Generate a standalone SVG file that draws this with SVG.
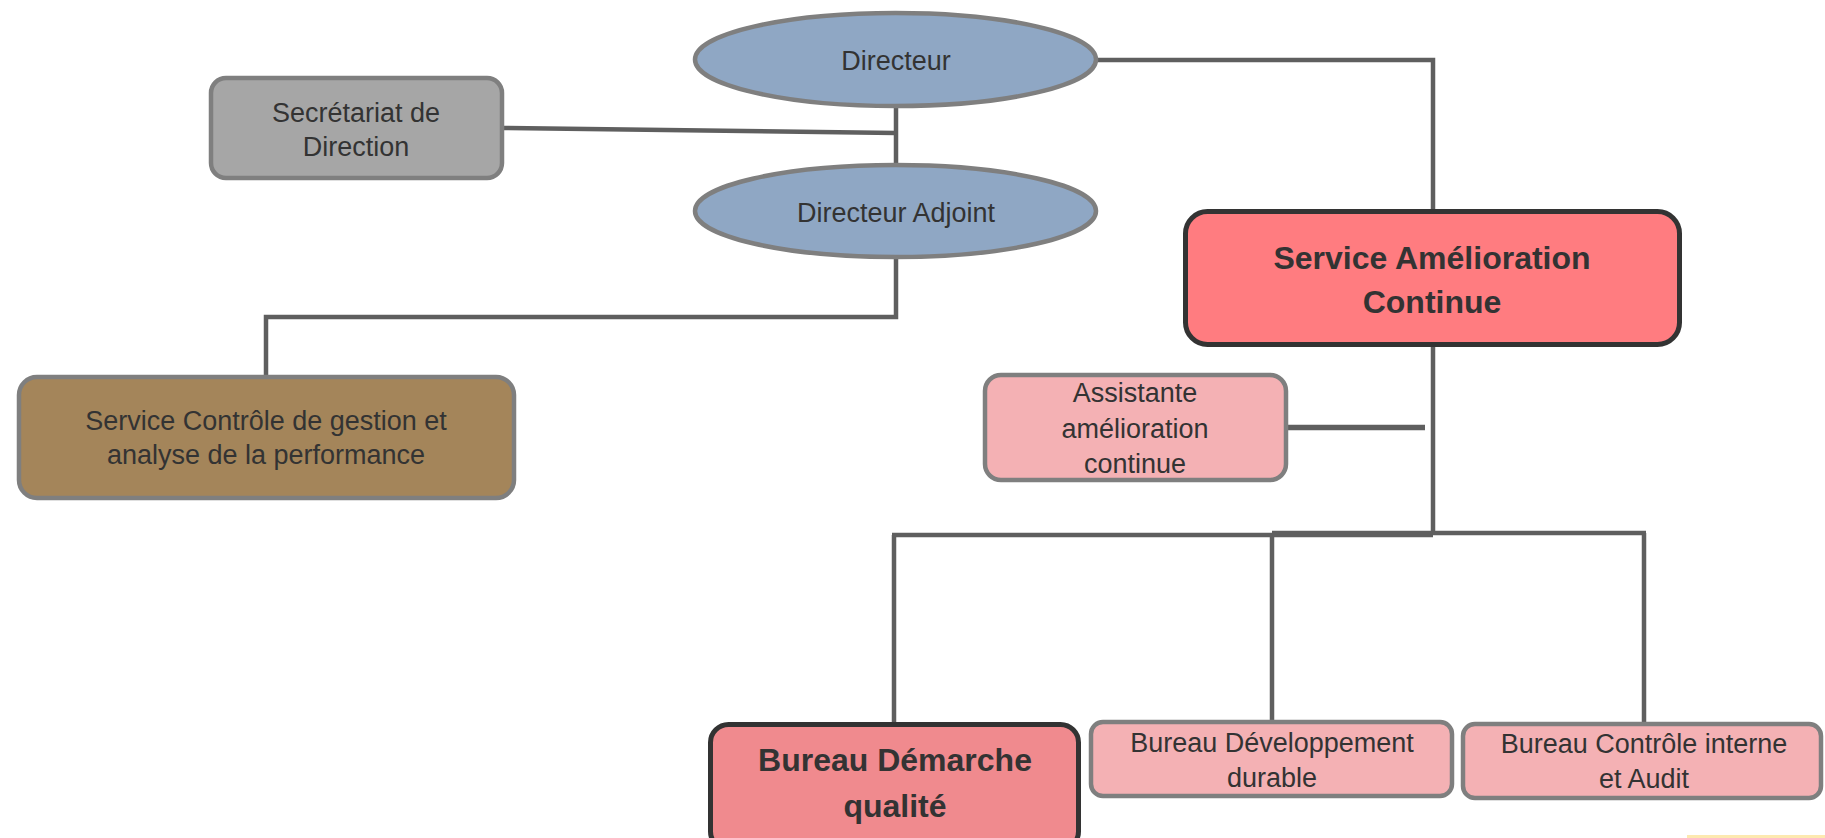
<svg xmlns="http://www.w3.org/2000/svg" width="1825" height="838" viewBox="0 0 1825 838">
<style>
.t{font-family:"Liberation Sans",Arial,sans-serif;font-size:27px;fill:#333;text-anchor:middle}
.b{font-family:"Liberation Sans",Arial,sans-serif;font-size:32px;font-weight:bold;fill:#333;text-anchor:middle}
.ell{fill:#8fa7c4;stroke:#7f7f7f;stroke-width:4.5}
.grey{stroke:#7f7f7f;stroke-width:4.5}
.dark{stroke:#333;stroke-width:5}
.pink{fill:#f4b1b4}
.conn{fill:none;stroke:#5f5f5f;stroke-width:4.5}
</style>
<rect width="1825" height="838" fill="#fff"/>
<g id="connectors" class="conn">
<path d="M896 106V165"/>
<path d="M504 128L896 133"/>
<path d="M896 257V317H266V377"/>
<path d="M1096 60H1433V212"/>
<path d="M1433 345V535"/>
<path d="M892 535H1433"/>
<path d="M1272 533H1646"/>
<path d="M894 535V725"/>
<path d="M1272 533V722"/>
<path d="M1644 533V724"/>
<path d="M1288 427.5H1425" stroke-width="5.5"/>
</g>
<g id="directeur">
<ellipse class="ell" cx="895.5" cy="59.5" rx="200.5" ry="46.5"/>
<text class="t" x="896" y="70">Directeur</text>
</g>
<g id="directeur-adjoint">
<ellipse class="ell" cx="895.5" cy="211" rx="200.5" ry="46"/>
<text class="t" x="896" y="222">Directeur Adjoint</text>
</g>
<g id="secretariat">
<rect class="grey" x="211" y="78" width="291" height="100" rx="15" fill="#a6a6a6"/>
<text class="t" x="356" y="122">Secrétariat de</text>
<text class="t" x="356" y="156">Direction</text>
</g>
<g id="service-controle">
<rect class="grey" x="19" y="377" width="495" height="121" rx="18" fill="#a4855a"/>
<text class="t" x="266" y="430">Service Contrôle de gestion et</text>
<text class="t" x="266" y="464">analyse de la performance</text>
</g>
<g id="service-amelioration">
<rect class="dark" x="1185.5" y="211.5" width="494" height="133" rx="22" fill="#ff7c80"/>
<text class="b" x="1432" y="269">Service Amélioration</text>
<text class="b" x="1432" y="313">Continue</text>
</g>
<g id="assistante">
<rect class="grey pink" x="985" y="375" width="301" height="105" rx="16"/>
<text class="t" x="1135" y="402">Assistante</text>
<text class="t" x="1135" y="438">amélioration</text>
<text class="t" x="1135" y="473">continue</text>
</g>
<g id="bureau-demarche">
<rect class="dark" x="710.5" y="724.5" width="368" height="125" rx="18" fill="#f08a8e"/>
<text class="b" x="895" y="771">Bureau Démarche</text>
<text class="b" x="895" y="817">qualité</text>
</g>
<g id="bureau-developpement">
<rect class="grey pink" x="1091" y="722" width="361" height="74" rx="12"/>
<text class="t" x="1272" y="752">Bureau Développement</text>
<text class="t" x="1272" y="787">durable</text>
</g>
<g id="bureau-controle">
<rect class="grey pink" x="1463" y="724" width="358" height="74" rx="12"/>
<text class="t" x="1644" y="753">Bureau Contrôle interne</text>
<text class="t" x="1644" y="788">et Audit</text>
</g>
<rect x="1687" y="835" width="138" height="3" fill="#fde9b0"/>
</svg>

== What to produce ==
Reproduce all of the data exactly, omitting each picture it holds.

== Task response ==
Generate a standalone SVG file that draws this with SVG.
<svg xmlns="http://www.w3.org/2000/svg" width="1825" height="838" viewBox="0 0 1825 838">
<style>
.t{font-family:"Liberation Sans",Arial,sans-serif;font-size:27px;fill:#333;text-anchor:middle}
.b{font-family:"Liberation Sans",Arial,sans-serif;font-size:32px;font-weight:bold;fill:#333;text-anchor:middle}
.ell{fill:#8fa7c4;stroke:#7f7f7f;stroke-width:4.5}
.grey{stroke:#7f7f7f;stroke-width:4.5}
.dark{stroke:#333;stroke-width:5}
.pink{fill:#f4b1b4}
.conn{fill:none;stroke:#5f5f5f;stroke-width:4.5}
</style>
<rect width="1825" height="838" fill="#fff"/>
<g id="connectors" class="conn">
<path d="M896 106V165"/>
<path d="M504 128L896 133"/>
<path d="M896 257V317H266V377"/>
<path d="M1096 60H1433V212"/>
<path d="M1433 345V535"/>
<path d="M892 535H1433"/>
<path d="M1272 533H1646"/>
<path d="M894 535V725"/>
<path d="M1272 533V722"/>
<path d="M1644 533V724"/>
<path d="M1288 427.5H1425" stroke-width="5.5"/>
</g>
<g id="directeur">
<ellipse class="ell" cx="895.5" cy="59.5" rx="200.5" ry="46.5"/>
<text class="t" x="896" y="70">Directeur</text>
</g>
<g id="directeur-adjoint">
<ellipse class="ell" cx="895.5" cy="211" rx="200.5" ry="46"/>
<text class="t" x="896" y="222">Directeur Adjoint</text>
</g>
<g id="secretariat">
<rect class="grey" x="211" y="78" width="291" height="100" rx="15" fill="#a6a6a6"/>
<text class="t" x="356" y="122">Secrétariat de</text>
<text class="t" x="356" y="156">Direction</text>
</g>
<g id="service-controle">
<rect class="grey" x="19" y="377" width="495" height="121" rx="18" fill="#a4855a"/>
<text class="t" x="266" y="430">Service Contrôle de gestion et</text>
<text class="t" x="266" y="464">analyse de la performance</text>
</g>
<g id="service-amelioration">
<rect class="dark" x="1185.5" y="211.5" width="494" height="133" rx="22" fill="#ff7c80"/>
<text class="b" x="1432" y="269">Service Amélioration</text>
<text class="b" x="1432" y="313">Continue</text>
</g>
<g id="assistante">
<rect class="grey pink" x="985" y="375" width="301" height="105" rx="16"/>
<text class="t" x="1135" y="402">Assistante</text>
<text class="t" x="1135" y="438">amélioration</text>
<text class="t" x="1135" y="473">continue</text>
</g>
<g id="bureau-demarche">
<rect class="dark" x="710.5" y="724.5" width="368" height="125" rx="18" fill="#f08a8e"/>
<text class="b" x="895" y="771">Bureau Démarche</text>
<text class="b" x="895" y="817">qualité</text>
</g>
<g id="bureau-developpement">
<rect class="grey pink" x="1091" y="722" width="361" height="74" rx="12"/>
<text class="t" x="1272" y="752">Bureau Développement</text>
<text class="t" x="1272" y="787">durable</text>
</g>
<g id="bureau-controle">
<rect class="grey pink" x="1463" y="724" width="358" height="74" rx="12"/>
<text class="t" x="1644" y="753">Bureau Contrôle interne</text>
<text class="t" x="1644" y="788">et Audit</text>
</g>
<rect x="1687" y="835" width="138" height="3" fill="#fde9b0"/>
</svg>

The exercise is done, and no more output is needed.